Die Rede, por Bento Prado Jr.


O Sartre diz: o Pascal descobriu a dimensão existencial e a dimensão da historicidade. Mas ele fica com um pouco de pé atrás. Mas no caso Heidegger, eu gosto de lembrar também que o Dasein, pertence à estrutura essencial do Dasein, o modo de existir, de sair de si mesmo, de ex-sistere. Tem uma pré-compreensão do Ser. Mas tudo se passa como se o Dasein, o ser humano, pra ser simples, este ser que nós somos, não como espécie natural, esse modo de ser que nós somos, que implica a linguagem e o mundo etc. Ser no mundo, logos, a idéia. Ele pode fugir, ele pode renegar a sua auto-condição na forma do das Mann, die Rede. Das Mann é o “a gente”.

Você se separa da sua ipseidade, você se integra numa entidade impessoal e a sua linguagem se externaliza para manter a consistência do mundo. É o correspondente da má-fé no Sartre. Má-fé não é simplesmente sacanagem. Má-fé é simplesmente negar a sua própria liberdade. Ele tem aquela descrição pro comportamento má-fé… A moça que tá com o candidato a namorado, tomando um chope num boteco e o candidato a namorado põe a mão na mão dela. Daí ela fica numa situação difícil. Porque ela não quer propriamente namorar, ela não tá interessada no cidadão, mas também não quer desmanchar a situação presente, que tem alguma fascinação.
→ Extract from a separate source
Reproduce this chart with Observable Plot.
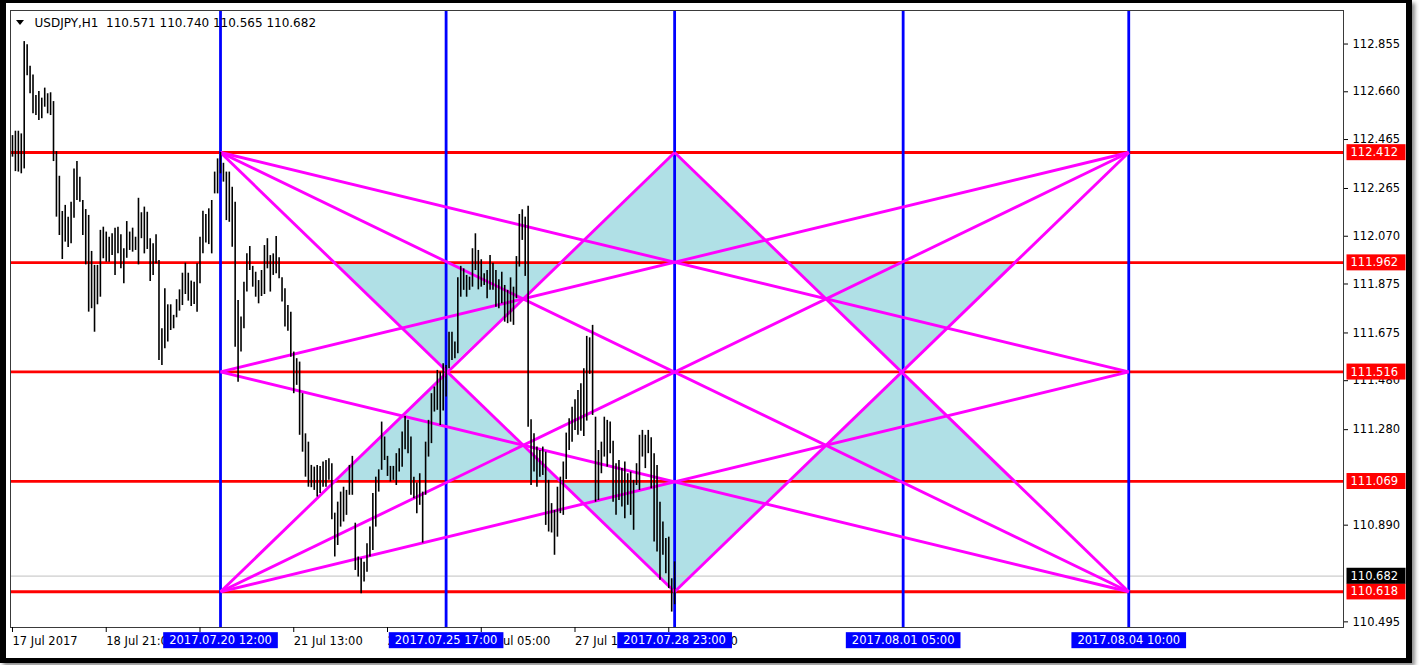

Então, no fundo é como se ela dissesse: esta mão não é minha. Ela se torna uma coisa-em-si. O cinzeiro aqui do meu lado e a minha mão do outro lado que não tem nada que ver comigo. Quer dizer, é a fuga á liberdade. No fundo, digamos, a alienação, pra usar uma expressão que, no vocabulário do Sartre, entra corretamente. Tornar-se coisa. No caso Heidegger, não tem exatamente esta dimensão, mas é destornar-se Dasein. No fundo, não é muito diferente. 

ALUNO: Professor, então não seria o caso de Gerede, ao invés de Rede, ali?
Não, Rede, ele fala die Rede é o papo
ALUNO: Porque ele opõe isso a quê?Ao discurso?
Contra Rede ele opõe poesia e pensamento. Opõe aquilo que ele chama de autenticidade. A oposição que vai reaparecer no Sartre como o ser autêntico e o ser inautêntico.

Seguramente. Die Rede é fala vazia, isto é, é papo furado, é linguagem estereotipada, aquilo que se diz, aquilo que as pessoas dizem em geral. O estereótipo, digamos. Por oposição, digamos, à expressão da experiência vivida livremente, naquilo que ela tem de subversivo. O que é que ela tem de subversivo? Ela subverte o mundo, porque ela dissolve o mundo no nada. É por isso que a angústia tem a mesma função no Heidegger e no seu discípulo, de mesmo tamanho que ele, que é o Sartre. Mas essa passagem é uma passagem que pode ser pensada ética, quase psicanaliticamente, psicologicamente. As idéias de má-fé, de Stimmung. Bom, Stimmung é um sentimento, má-fé é uma forma de comportamento, uma forma de ação. Nós tamos falando aí do que há de mais antropológico possível, aparentemente. Mas tanto no caso do Heidegger quanto no caso do Sartre, essas noções remetem imediatamente à passagem do ôntico ao ontológico. Porque na direção da Angst e da autenticidade, você tem a experiência da falta de fundamento do Ser.A descoberta do sentido do Ser é a descoberta da identidade do Ser e do nada, que é de alguma maneira a idéia de uma vida finita, o sujeito é finito.